• **AIM**:
Where a line holds "React", copy it.

##### SUPPLIED INFORMATION #####

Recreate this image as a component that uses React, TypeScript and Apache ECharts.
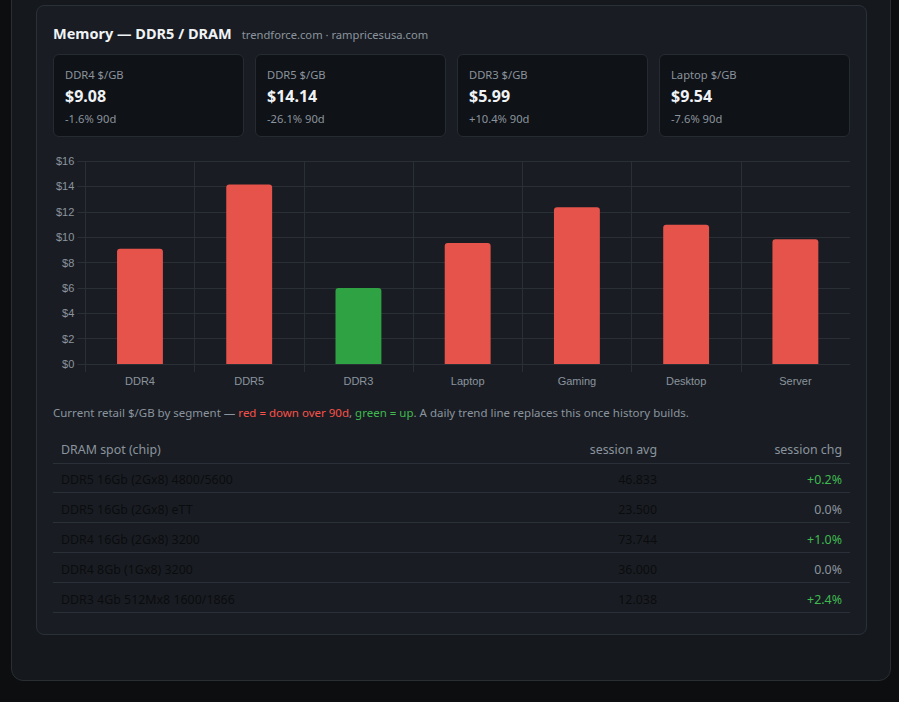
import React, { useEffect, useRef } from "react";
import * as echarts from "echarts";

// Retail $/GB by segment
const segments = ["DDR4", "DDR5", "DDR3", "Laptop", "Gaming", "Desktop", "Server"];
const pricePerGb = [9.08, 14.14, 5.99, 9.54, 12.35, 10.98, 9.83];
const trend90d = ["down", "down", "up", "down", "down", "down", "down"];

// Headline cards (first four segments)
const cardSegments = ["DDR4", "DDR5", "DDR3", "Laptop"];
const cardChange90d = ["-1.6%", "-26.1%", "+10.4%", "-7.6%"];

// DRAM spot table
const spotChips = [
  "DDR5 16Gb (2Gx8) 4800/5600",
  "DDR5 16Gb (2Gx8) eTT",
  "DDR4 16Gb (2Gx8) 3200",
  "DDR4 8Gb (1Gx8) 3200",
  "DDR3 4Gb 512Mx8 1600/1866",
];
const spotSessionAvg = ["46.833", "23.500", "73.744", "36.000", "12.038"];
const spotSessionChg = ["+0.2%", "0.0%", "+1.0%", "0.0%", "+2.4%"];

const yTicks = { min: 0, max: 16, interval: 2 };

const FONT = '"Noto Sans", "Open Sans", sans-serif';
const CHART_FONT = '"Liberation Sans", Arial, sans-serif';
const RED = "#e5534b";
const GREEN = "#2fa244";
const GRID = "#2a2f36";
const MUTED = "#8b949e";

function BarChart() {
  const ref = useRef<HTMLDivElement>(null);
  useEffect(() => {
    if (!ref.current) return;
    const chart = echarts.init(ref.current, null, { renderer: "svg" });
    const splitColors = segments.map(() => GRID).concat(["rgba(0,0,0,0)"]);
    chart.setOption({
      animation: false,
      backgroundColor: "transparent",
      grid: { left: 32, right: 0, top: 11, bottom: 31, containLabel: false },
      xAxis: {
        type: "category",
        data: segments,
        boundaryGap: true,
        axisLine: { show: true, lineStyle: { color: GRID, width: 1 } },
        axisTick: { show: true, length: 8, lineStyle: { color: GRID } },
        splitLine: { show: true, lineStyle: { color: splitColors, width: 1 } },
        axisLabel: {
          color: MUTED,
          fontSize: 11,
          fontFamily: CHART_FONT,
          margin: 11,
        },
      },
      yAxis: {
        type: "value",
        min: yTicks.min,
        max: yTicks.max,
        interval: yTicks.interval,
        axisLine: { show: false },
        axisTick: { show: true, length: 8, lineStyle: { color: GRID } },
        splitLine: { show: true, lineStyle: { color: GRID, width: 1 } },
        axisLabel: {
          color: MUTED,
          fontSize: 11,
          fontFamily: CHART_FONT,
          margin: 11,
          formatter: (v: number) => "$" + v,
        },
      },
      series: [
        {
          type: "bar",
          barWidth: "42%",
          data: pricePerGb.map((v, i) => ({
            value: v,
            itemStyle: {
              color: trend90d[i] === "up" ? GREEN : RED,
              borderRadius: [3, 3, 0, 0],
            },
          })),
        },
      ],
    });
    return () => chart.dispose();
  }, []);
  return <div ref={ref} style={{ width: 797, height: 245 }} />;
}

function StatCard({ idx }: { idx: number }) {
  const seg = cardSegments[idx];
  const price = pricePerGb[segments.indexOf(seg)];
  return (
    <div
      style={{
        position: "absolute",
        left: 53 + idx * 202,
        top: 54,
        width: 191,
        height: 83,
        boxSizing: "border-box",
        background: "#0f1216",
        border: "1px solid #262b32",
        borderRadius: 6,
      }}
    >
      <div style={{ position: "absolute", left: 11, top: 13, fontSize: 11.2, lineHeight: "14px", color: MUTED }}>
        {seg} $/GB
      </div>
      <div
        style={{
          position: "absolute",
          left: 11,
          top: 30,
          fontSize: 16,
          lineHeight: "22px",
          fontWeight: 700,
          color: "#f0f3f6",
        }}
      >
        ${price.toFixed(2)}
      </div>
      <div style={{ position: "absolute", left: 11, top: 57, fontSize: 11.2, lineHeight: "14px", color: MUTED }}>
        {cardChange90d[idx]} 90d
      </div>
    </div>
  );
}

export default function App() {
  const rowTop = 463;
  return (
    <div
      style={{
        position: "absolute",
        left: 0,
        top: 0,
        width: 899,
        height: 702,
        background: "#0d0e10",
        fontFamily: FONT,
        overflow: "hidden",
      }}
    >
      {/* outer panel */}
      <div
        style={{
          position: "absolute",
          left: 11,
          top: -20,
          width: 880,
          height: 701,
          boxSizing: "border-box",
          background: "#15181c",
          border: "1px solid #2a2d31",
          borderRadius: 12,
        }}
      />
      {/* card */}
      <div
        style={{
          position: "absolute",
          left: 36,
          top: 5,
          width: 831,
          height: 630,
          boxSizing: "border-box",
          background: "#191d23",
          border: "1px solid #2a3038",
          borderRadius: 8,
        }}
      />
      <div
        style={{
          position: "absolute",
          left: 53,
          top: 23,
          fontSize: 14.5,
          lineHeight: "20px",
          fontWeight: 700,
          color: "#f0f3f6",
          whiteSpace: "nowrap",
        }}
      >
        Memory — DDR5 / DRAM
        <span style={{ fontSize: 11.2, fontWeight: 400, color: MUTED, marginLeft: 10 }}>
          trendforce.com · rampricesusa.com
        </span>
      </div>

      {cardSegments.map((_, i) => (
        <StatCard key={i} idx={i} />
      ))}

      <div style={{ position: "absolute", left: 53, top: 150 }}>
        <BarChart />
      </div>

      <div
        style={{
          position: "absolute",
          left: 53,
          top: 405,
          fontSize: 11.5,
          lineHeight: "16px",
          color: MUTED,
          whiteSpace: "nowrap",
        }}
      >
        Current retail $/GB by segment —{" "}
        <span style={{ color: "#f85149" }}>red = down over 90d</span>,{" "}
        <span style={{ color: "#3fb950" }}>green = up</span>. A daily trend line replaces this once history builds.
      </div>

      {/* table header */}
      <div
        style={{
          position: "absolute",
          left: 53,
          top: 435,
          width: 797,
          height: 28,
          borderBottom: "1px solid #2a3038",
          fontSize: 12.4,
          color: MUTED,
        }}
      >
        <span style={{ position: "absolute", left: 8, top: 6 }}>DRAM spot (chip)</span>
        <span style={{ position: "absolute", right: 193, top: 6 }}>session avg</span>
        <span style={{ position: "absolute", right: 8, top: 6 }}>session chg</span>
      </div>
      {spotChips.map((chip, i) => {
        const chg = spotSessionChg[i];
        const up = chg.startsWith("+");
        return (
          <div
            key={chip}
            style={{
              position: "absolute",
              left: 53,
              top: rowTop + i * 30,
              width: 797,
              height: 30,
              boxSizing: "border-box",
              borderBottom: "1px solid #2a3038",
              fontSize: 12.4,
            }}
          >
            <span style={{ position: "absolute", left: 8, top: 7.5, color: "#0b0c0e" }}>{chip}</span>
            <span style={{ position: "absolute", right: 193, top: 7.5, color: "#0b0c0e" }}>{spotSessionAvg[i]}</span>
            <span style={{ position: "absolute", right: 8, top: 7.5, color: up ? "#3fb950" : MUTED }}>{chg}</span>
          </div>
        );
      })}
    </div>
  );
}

#####

• **CORRECT ANSWER**:
Recreate this image as a component that uses React, TypeScript and Apache ECharts.
import React, { useEffect, useRef } from "react";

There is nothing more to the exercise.